D’Amiri à Fursac, décidément, les designers de mode masculine n’en finissent pas de revisiter le temps passé, celui des contre-cultures, de la musique rock, de l’opulence des années 1970 à l’esthétique hipster.
En 2018, Mike Amiri débarquait à la Fashion Week de Paris timidement, avec ses jeans (très) slims ultra-déchirés. Sept ans plus tard, sa marque, Amiri, dépasse les 300 millions d’euros de chiffre d’affaires, et est entrée dans une autre dimension, celle d’une maison de luxe à l’américaine. En témoigne sa collection de l’automne-hiver 2025-2026 présentée jeudi soir, qui ressuscite l’esprit du Los Angeles des années 1970 : cinq-poches façon Sta-Prest, blousons et polos ornés de cristaux, chemise en popeline et cravate club, parka militaire en peau, costume croisé et liquette à col cubain… Une vision hédoniste, opulente et nostalgique qui séduit par son petit côté anachronique.
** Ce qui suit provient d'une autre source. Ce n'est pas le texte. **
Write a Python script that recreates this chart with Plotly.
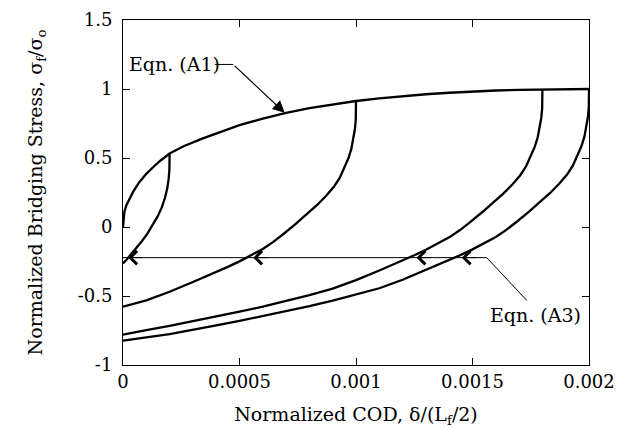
import plotly.graph_objects as go

# Envelope, Eqn. (A1)
env_x = [0, 0.000002, 0.000006, 0.000015, 0.00003, 0.000045, 0.00007, 0.0001, 0.00013, 0.00016,
         0.0002, 0.00026, 0.00034, 0.00042, 0.0005, 0.0006, 0.0007, 0.0008, 0.0009, 0.001,
         0.0011, 0.0012, 0.0013, 0.0014, 0.0015, 0.0016, 0.0017, 0.0018, 0.0019, 0.002]
env_y = [0, 0.06, 0.11, 0.16, 0.215, 0.26, 0.325, 0.385, 0.435, 0.48,
         0.532, 0.585, 0.64, 0.69, 0.738, 0.785, 0.827, 0.862, 0.89, 0.913,
         0.932, 0.948, 0.962, 0.973, 0.982, 0.989, 0.994, 0.997, 0.999, 1.0]

# Unloading curves, Eqn. (A3)
ua_x = [0.0002, 0.0002, 0.000199, 0.000196, 0.00019, 0.00018, 0.000166, 0.000148, 0.000127,
        0.000104, 0.00008, 0.000056, 0.000034, 0.000015, 0]
ua_y = [0.532, 0.47, 0.41, 0.35, 0.28, 0.21, 0.14, 0.075, 0.01,
        -0.05, -0.105, -0.155, -0.205, -0.237, -0.265]

ub_x = [0.001, 0.001, 0.000999, 0.000995, 0.000989, 0.00098, 0.000967, 0.00095, 0.00093,
        0.000905, 0.000872, 0.000832, 0.00079, 0.00074, 0.00069, 0.000645, 0.0006, 0.00055,
        0.0005, 0.00045, 0.0004, 0.00035, 0.0003, 0.0002, 0.0001, 0]
ub_y = [0.913, 0.846, 0.776, 0.706, 0.636, 0.566, 0.496, 0.426, 0.356,
        0.291, 0.226, 0.158, 0.094, 0.021, -0.049, -0.108, -0.159, -0.206,
        -0.249, -0.289, -0.326, -0.364, -0.399, -0.469, -0.531, -0.578]

uc_x = [0.0018, 0.0018, 0.001799, 0.001795, 0.001789, 0.00178, 0.001767, 0.00175, 0.00173,
        0.001705, 0.001672, 0.001632, 0.00159, 0.00154, 0.00149, 0.001445, 0.0014, 0.00135,
        0.0013, 0.00125, 0.0012, 0.00115, 0.0011, 0.001, 0.0009, 0.0008, 0.0007, 0.0006,
        0.0005, 0.0004, 0.0003, 0.0002, 0.0001, 0]
uc_y = [0.997, 0.93, 0.86, 0.79, 0.72, 0.65, 0.58, 0.51, 0.44,
        0.375, 0.31, 0.242, 0.178, 0.105, 0.035, -0.024, -0.075, -0.122,
        -0.165, -0.205, -0.242, -0.28, -0.315, -0.385, -0.447, -0.494, -0.537, -0.577,
        -0.614, -0.649, -0.683, -0.716, -0.748, -0.78]

ud_x = [0.002, 0.002, 0.001999, 0.001995, 0.001989, 0.00198, 0.001967, 0.00195, 0.00193,
        0.001905, 0.001872, 0.001832, 0.00179, 0.00174, 0.00169, 0.001645, 0.0016, 0.00155,
        0.0015, 0.00145, 0.0014, 0.00135, 0.0013, 0.0012, 0.0011, 0.001, 0.0009, 0.0008,
        0.0007, 0.0006, 0.0005, 0.0004, 0.0003, 0.0002, 0.0001, 0]
ud_y = [1.0, 0.933, 0.863, 0.793, 0.723, 0.653, 0.583, 0.513, 0.443,
        0.378, 0.313, 0.245, 0.181, 0.108, 0.038, -0.021, -0.072, -0.119,
        -0.162, -0.202, -0.239, -0.277, -0.312, -0.382, -0.444, -0.491, -0.534, -0.574,
        -0.611, -0.646, -0.68, -0.713, -0.745, -0.777, -0.80, -0.823]

x_ticks = [0, 0.0005, 0.001, 0.0015, 0.002]
x_tick_labels = ["0", "0.0005", "0.001", "0.0015", "0.002"]
y_ticks = [-1, -0.5, 0, 0.5, 1, 1.5]
y_tick_labels = ["-1", "-0.5", "0", "0.5", "1", "1.5"]

# Annotation geometry (data coordinates)
a1_text_pos = [0.000016, 1.178]
a1_knee = [[0.000395, 1.178], [0.000473, 1.178]]
a1_tip = [0.000694, 0.827]
a3_level = -0.222
a3_knee_x = 0.001561
a3_leader_end = [0.001733, -0.532]
a3_text_pos = [0.001567, -0.641]
a3_arrow_x = [0.0000227, 0.000559, 0.00126, 0.001454]

FONT = "DejaVu Serif"

fig = go.Figure()
for xs, ys in [(env_x, env_y), (ua_x, ua_y), (ub_x, ub_y), (uc_x, uc_y), (ud_x, ud_y)]:
    fig.add_trace(go.Scatter(x=xs, y=ys, mode="lines",
                             line=dict(color="black", width=2.3),
                             showlegend=False, hoverinfo="skip"))

shapes = []
shapes.append(dict(type="line", xref="x", yref="y", x0=a1_knee[0][0], y0=a1_knee[0][1],
                   x1=a1_knee[1][0], y1=a1_knee[1][1], line=dict(color="black", width=1)))
shapes.append(dict(type="line", xref="x", yref="y", x0=0, y0=a3_level,
                   x1=a3_knee_x, y1=a3_level, line=dict(color="black", width=1)))
shapes.append(dict(type="line", xref="x", yref="y", x0=a3_knee_x, y0=a3_level,
                   x1=a3_leader_end[0], y1=a3_leader_end[1], line=dict(color="black", width=1)))

annotations = []
annotations.append(dict(x=a1_text_pos[0], y=a1_text_pos[1], xref="x", yref="y",
                        text="Eqn. (A1)", showarrow=False, xanchor="left", yanchor="middle",
                        font=dict(family=FONT, size=19, color="black")))
annotations.append(dict(x=a1_tip[0], y=a1_tip[1], ax=a1_knee[1][0], ay=a1_knee[1][1],
                        xref="x", yref="y", axref="x", ayref="y", text="", showarrow=True,
                        arrowhead=2, arrowsize=2, arrowwidth=1.2, arrowcolor="black"))
annotations.append(dict(x=a3_text_pos[0], y=a3_text_pos[1], xref="x", yref="y",
                        text="Eqn. (A3)", showarrow=False, xanchor="left", yanchor="middle",
                        font=dict(family=FONT, size=19, color="black")))
for ax_ in a3_arrow_x:
    annotations.append(dict(x=ax_, y=a3_level, xref="x", yref="y", ax=16, ay=0,
                            text="", showarrow=True, arrowhead=4, arrowsize=2.6,
                            arrowwidth=1, arrowcolor="black"))

fig.update_layout(
    width=626, height=428,
    margin=dict(l=123, r=37, t=20, b=63, autoexpand=False),
    paper_bgcolor="white", plot_bgcolor="white",
    font=dict(family=FONT, size=19, color="black"),
    shapes=shapes, annotations=annotations,
    xaxis=dict(range=[0, 0.002], tickvals=x_ticks, ticktext=x_tick_labels, automargin=False,
               ticks="inside", ticklen=7, tickcolor="black", showline=True, linecolor="black",
               linewidth=1, mirror="ticks", showgrid=False, zeroline=False,
               title=dict(text="Normalized COD, δ/(L<sub>f</sub>/2)", standoff=28,
                          font=dict(family=FONT, size=19)),
               tickfont=dict(family=FONT, size=18)),
    yaxis=dict(range=[-1, 1.5], tickvals=y_ticks, ticktext=y_tick_labels, automargin=False,
               ticks="inside", ticklen=7, tickcolor="black", showline=True, linecolor="black",
               linewidth=1, mirror="ticks", showgrid=False, zeroline=False,
               title=dict(text="Normalized Bridging Stress, σ<sub>f</sub>/σ<sub>o</sub>", standoff=30,
                          font=dict(family=FONT, size=19)),
               ticklabelstandoff=6,
               tickfont=dict(family=FONT, size=18)),
)

fig.write_html("out.html")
Toutefois, on ne peut s’empêcher de s’interroger sur la réalité commerciale de ce vestiaire, le cœur du business d’Amiri étant beaucoup dans le jersey et les baskets.
Souvenez-vous : au début des années 2010, les hipsters de Brooklyn envahissaient le monde. Des barbus à veste de chasse et chemise à carreaux écoutant TV On The Radio et LCD Soundsystem qui alimentent en images le réseau Tumblr, affublées du hashtag #menswear. Cette génération va donner le ton à une nouvelle vague d’hommes s’intéressant au vêtement, au vrai, à sa provenance et à son histoire. Vendredi matin, Junya Watanabe ressuscite ladite allure de bûcheron qui date – déjà ! – d’il y a quinze ans. Le Japonais revisite ainsi la mythique veste Filson en cuir, coton huilé ou grosse flanelle, aux inserts matelassés typiquement « Junya », portée avec Levi’s à revers et Paraboot de randonnée. Les modèles, barbus, ont noué une cravate au cou de leur chemise en oxford. Une plongée dans le temps qui, bizarrement, nous donne envie de revenir à ces fondamentaux.
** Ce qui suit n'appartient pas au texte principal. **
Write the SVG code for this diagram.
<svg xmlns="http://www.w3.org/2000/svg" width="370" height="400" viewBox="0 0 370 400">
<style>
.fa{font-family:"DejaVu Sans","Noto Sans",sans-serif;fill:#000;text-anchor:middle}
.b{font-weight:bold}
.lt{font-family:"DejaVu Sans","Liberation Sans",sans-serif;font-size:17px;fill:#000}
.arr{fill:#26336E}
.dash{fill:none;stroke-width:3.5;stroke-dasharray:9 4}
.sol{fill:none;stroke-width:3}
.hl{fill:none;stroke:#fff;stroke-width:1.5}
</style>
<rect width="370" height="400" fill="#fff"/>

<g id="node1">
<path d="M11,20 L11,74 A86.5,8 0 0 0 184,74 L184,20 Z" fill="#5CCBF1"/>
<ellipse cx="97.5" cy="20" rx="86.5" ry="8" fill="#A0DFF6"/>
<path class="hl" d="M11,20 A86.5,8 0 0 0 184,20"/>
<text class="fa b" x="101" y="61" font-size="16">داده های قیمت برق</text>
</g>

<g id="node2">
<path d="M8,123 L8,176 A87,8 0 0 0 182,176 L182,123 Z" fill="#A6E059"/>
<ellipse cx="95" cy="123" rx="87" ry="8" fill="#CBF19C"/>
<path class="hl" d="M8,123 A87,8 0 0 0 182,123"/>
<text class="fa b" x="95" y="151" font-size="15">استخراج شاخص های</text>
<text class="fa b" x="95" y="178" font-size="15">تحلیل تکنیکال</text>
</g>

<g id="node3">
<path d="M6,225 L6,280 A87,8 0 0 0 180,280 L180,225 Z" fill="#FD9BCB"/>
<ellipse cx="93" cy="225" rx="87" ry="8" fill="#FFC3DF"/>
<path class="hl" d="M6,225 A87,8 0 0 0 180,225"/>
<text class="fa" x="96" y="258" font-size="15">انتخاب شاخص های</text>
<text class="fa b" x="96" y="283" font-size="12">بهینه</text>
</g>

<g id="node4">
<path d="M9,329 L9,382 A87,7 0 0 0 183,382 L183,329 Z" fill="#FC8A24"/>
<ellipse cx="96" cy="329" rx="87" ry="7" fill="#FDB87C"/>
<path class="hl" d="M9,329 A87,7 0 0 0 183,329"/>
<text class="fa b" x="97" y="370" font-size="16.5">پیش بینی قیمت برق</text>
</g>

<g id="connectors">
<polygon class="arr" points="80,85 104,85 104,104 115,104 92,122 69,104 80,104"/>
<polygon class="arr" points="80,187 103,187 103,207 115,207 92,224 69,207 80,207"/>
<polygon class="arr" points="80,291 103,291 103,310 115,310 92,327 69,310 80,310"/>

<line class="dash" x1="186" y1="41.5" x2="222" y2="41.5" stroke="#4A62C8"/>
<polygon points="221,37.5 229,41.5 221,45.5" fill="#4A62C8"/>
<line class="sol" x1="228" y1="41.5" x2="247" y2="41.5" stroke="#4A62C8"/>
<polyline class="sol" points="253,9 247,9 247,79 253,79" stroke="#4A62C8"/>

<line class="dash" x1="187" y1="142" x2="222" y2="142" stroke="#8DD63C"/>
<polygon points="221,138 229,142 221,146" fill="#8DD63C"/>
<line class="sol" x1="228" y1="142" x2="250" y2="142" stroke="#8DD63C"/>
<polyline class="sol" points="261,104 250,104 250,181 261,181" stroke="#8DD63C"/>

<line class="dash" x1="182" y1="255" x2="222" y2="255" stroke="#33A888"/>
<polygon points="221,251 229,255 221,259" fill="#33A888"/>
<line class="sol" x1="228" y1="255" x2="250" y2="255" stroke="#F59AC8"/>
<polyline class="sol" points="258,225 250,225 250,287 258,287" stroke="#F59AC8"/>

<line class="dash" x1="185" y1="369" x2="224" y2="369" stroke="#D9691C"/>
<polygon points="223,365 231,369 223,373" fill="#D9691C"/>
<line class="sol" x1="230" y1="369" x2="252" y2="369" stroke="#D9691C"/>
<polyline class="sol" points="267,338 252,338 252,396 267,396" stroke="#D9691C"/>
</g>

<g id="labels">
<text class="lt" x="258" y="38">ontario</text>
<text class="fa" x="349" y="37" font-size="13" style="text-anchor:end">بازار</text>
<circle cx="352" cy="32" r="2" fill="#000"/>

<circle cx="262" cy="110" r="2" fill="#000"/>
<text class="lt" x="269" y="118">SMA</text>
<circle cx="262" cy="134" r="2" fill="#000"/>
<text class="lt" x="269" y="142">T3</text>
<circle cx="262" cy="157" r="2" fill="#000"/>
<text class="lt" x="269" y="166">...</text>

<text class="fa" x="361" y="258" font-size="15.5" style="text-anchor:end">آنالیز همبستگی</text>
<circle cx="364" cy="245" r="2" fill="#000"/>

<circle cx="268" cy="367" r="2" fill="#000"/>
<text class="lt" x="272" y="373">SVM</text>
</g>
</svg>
Sacré numéro d’équilibriste que celui de Gauthier Borsarello, le directeur artistique de Fursac : la marque de costumes préférée des Français défile pour la première fois durant la Fashion Week. « L’exercice du défilé pour une marque comme la nôtre n’est pas des plus aisés. Il ne faut pas être hors sol, admet Borsarello. Lorsque je jouais dans l’orchestre (il a une formation de musicien classique, NDLR), on me disait : “Joue pour le dernier rang.” C’est exactement ce que je fais aujourd’hui : amplifier le volume et les messages. » Sur la bande-son de Cherchez le garçon, de Taxi Girl, s’avancent les mannequins dans leur complet croisé-cravate passé sous un imper blanc (inspiration Sautet ou Melville, en plus contemporain), parka militaire sur jean légèrement évasé, veste autrichienne beige, pulls piqués de badges de groupes de rock… Les références fusent, la dernière période du Golf Drouot, les BCBG, La Boum et les jeunes gens modernes, de Dominique Laboubée des Dogs à Marquis de Sade. Qu’importe que la marque vende principalement des costumes bleus, on reconnaît bien là la culture de Borsarello, expert du vintage qui a profité de l’expérience du podium pour raviver « cette allure parisienne de la période 1978 à 1982, lorsque deux décennies se croisent ».
En revanche, zéro trace de nostalgie pour Rick Owens, mais un intéressant retour aux sources, cette saison. Est-ce parce qu’on l’a trop résumé à ses défilés spectaculaires et à son esthétique postapocalyptique que l’Américain présente une silhouette plus épurée ? « J’ai toujours en tête les principes de Jean-Michel Frank et sa vision de la simplicité, raconte-t-il en coulisses. Comment simplifier au maximum ? Comment puis-je réduire le nombre de mes possessions, limiter ce dont j’ai besoin, et faire en sorte que tous mes choix soient plus pertinents ? J’avais envie de choses simples, de raffinement et de moments de folie. » Un blouson en cuir très court, un manteau en gros drap de laine, un sweat-shirt à capuche, voilà pour « les choses simples ». Un col très montant digne de Dracula, un zip autour de la taille qui permet d’ajuster la longueur du manteau, un jean délavé révélant des nuances de bronze, voilà pour la folie. Cet exercice d’épure sied bien à Owens, qui révèle dans cette mise en scène ce que l’on savait déjà mais que le public oublie parfois : plus qu’un metteur en scène de spectacle, il est un créateur, pur, exigeant.